Reid told me that the Democrats have taken Daschle’s defeat as a warning that either they offer their own programs and “fight the radical agenda coming from the White House” or they will suffer more losses. In response to Bush’s predilection for asserting a “crisis” to urge action on his proposals, Reid said, “We’re not going to take the bait—not on federal judgeships, not on Social Security.” A Republican senator said to me recently, “We can’t use the words ‘Tom Daschle’ to explain away our problems. He was the guy the Republicans used as the poster child of obstruction, but he’s gone.” Reid calls Bush’s crisis talk “part of the genius of the White House.” As long as Bush talks about the “crises,” Reid said, “we’re not talking about the 1,400 dead soldiers in Iraq or the thousands injured, or about the huge budget deficit, or the environment going into the toilet, or about public education. He diverts attention from these things.”

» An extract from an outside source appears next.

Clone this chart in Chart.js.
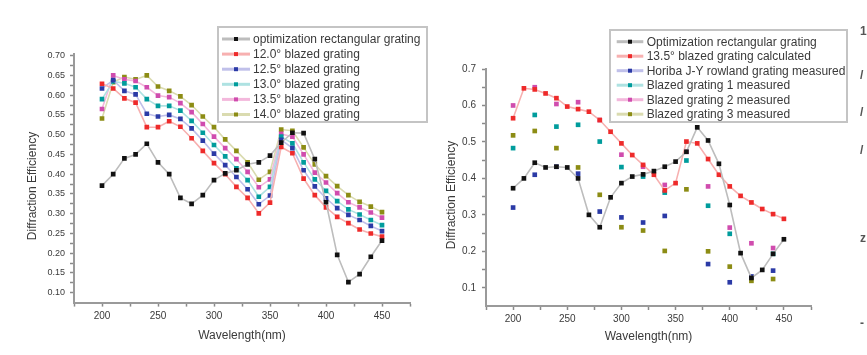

Bush and the Republican Party are now facing the strongest legislative challenges since Bush was first elected. We can’t now know how long the Republicans will be able to continue the domination of American politics that Gingrich helped to bring about. In leading the party to victory in 1994 and giving it an agenda—even one that was only partially enacted—he made his contribution to the party’s resurgence over the last decade. But his new book’s mostly shallow prescriptions won’t be of much help to Bush now. They’re getting Gingrich some notice, which may be all that he had in mind.